Actress Jamie Lee Curtis is co-writing a climate change propaganda graphic novel, titled Mother Nature, which will be published by Titan Comics this fall.

Mother Nature is adapted from the script for the upcoming Comet Pictures and Blumhouse horror movie of the same name, which will be directed by Curtis, according to a report by Entertainment Weekly.

The actress’s “eco-horror” graphic novel was co-written by filmmaker Russell Goldman and illustrated by Karl Stevens, the report adds. According to Bounding Into Comics, the publisher says Curtis’s book fills a “pressing need for stories that shift our collective attention towards our devastating climate emergency.”
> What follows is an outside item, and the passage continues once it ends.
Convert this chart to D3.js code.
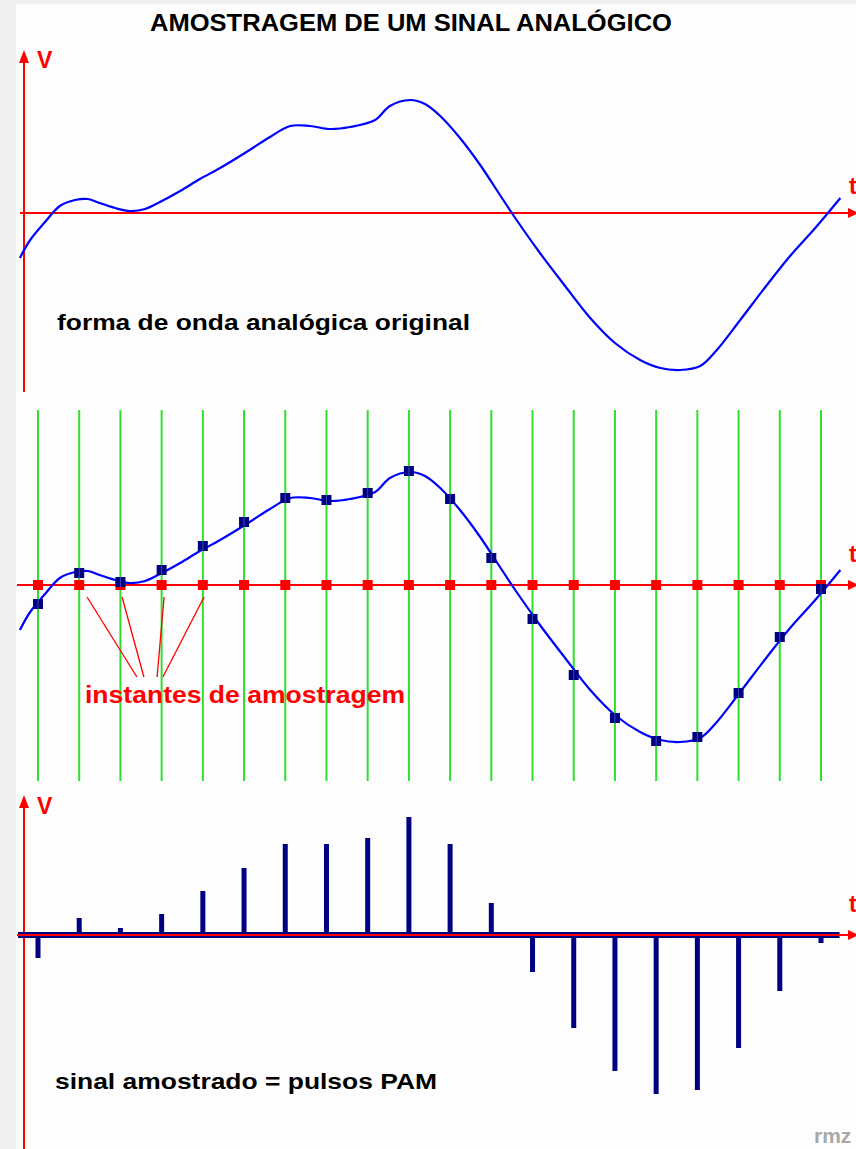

The book centers around a character named Nova Terrell, who witnesses “her engineer father die in mysterious circumstances on one of the Cobalt Corporation’s experimental oil extraction projects,” and grows up “to hate the seemingly benevolent company that the town… relies on for its livelihood,” the description reads.

The graphic novel’s description continues:

Haunted by her father’s death, the rebellious Nova wages a campaign of sabotage and vandalism on the oil giant’s facilities and equipment, until one night she accidentally makes a terrifying discovery about the true nature of the “Mother Nature” project and the malevolent, long-dormant horror it has awakened, and that threatens to destroy them all.

“I first thought about this story when I was 19 years old,” Curtis said in a statement. “I’ve always been aware of the very unbalanced relationship between humans and nature, and even though I was young, I always knew that, inevitably, nature would win.”

Stevens the artist praised Curtis’s story for its “urgent ecological message.”

Curtis is not the only actress to recently pen a bizarre graphic novel.

Last year, Game of Thrones star Emilia Clarke debuted a comic book series about a single mother whose superpowers manifest from her menstrual cycle.